▶ The exercise
Keep pictures out. Copy exactly the lines from the one containing "Reproduce this chart" to the one containing "const notIrradiatedErr = [5, 8, 10, 10, 10, 10, 10, 10];", endpoints included.

Records with drawing code
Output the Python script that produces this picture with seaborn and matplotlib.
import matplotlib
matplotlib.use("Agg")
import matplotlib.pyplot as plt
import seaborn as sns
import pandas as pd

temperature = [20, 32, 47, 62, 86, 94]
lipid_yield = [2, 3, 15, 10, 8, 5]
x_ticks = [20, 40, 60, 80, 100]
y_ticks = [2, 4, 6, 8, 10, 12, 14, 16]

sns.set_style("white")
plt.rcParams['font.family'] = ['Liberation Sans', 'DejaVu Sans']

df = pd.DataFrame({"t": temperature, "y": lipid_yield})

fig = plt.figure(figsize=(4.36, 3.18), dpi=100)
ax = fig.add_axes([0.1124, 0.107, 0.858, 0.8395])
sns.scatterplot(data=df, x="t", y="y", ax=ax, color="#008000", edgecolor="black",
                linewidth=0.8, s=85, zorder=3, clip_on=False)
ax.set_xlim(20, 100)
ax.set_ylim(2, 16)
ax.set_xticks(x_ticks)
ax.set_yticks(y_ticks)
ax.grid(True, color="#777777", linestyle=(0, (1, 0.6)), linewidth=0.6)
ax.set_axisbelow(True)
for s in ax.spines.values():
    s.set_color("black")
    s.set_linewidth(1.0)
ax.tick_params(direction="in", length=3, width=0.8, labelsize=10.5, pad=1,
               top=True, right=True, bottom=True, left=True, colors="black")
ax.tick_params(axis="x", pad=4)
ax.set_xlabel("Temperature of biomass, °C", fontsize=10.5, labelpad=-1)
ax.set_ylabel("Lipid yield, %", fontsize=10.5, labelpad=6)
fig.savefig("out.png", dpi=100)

==

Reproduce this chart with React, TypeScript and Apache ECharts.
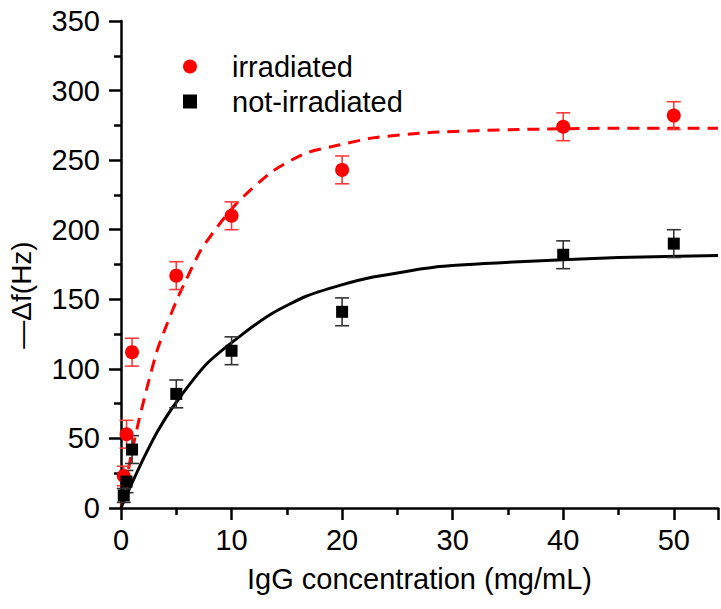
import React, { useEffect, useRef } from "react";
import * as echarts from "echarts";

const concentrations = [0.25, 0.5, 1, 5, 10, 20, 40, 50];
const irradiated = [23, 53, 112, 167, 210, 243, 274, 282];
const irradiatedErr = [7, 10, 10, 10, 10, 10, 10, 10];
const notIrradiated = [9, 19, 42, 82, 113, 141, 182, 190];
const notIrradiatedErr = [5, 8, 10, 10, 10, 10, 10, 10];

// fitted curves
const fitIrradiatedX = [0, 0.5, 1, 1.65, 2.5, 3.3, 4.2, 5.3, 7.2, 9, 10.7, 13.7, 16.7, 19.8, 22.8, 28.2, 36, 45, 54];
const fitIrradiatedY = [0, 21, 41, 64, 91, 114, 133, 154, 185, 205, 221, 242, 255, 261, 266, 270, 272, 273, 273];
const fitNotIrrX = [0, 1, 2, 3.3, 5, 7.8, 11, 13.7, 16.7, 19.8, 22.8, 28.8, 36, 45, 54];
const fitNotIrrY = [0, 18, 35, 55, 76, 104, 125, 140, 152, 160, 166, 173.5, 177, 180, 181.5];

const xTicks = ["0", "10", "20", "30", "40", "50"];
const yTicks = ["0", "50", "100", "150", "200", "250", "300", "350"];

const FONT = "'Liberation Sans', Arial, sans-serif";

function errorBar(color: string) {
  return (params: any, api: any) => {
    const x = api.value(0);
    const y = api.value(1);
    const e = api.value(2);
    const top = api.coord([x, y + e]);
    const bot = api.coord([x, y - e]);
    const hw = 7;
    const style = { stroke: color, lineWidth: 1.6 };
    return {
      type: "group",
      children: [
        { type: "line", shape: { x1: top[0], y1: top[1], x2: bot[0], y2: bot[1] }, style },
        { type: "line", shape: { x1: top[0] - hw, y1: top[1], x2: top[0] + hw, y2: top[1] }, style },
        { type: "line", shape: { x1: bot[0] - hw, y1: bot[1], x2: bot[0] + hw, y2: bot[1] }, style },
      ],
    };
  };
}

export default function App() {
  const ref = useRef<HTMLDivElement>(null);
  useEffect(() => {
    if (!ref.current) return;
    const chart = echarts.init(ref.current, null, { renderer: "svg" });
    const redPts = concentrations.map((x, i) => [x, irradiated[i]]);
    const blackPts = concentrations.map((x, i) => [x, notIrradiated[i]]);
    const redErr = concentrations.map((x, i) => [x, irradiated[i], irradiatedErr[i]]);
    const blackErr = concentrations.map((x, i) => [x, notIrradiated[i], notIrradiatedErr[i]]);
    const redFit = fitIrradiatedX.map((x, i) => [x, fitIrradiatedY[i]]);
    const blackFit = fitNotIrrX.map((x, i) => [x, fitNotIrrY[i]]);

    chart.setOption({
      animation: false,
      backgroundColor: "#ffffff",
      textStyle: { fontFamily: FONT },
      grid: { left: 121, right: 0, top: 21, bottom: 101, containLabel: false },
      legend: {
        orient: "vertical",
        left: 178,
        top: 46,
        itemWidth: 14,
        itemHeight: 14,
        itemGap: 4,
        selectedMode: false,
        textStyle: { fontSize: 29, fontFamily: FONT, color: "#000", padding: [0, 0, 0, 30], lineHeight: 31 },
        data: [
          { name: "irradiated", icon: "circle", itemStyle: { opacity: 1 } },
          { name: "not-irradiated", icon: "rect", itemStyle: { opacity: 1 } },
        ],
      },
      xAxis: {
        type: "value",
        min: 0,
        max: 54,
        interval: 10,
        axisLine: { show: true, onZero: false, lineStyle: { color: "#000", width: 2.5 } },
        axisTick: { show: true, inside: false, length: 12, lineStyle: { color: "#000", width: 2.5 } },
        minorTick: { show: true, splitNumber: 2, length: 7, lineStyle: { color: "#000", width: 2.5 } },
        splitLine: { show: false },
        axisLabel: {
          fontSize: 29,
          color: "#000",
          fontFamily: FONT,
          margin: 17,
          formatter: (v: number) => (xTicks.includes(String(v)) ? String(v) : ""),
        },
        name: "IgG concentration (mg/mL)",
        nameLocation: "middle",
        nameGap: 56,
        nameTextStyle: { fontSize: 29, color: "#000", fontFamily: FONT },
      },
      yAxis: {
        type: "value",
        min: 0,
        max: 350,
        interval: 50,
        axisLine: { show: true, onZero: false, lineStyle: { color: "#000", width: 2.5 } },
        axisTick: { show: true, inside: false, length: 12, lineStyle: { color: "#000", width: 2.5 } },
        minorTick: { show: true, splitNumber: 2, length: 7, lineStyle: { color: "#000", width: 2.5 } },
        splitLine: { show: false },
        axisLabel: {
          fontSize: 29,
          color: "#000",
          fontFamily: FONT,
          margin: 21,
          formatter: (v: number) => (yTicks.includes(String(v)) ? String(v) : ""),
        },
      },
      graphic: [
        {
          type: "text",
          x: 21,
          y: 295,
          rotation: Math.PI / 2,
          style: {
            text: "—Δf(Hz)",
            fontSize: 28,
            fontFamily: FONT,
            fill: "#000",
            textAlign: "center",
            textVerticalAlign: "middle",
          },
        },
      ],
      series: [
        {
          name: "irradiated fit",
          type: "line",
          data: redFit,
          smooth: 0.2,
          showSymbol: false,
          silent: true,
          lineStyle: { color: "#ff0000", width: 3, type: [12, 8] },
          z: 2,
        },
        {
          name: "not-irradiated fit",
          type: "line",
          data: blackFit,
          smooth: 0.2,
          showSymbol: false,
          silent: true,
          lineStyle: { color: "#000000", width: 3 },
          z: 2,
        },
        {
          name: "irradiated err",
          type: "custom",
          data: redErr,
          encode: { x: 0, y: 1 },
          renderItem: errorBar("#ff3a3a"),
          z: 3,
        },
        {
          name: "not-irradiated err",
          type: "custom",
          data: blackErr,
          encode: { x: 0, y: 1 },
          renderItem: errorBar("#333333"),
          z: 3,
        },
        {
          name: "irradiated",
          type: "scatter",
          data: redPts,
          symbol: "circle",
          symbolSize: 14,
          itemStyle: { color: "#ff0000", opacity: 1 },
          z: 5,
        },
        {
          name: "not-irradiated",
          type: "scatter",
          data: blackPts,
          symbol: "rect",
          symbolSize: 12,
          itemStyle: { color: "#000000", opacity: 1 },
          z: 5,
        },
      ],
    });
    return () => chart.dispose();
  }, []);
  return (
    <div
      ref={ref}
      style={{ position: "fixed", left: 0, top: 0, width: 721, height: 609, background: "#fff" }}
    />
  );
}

▶ The solution
Reproduce this chart with React, TypeScript and Apache ECharts.
import React, { useEffect, useRef } from "react";
import * as echarts from "echarts";

const concentrations = [0.25, 0.5, 1, 5, 10, 20, 40, 50];
const irradiated = [23, 53, 112, 167, 210, 243, 274, 282];
const irradiatedErr = [7, 10, 10, 10, 10, 10, 10, 10];
const notIrradiated = [9, 19, 42, 82, 113, 141, 182, 190];
const notIrradiatedErr = [5, 8, 10, 10, 10, 10, 10, 10];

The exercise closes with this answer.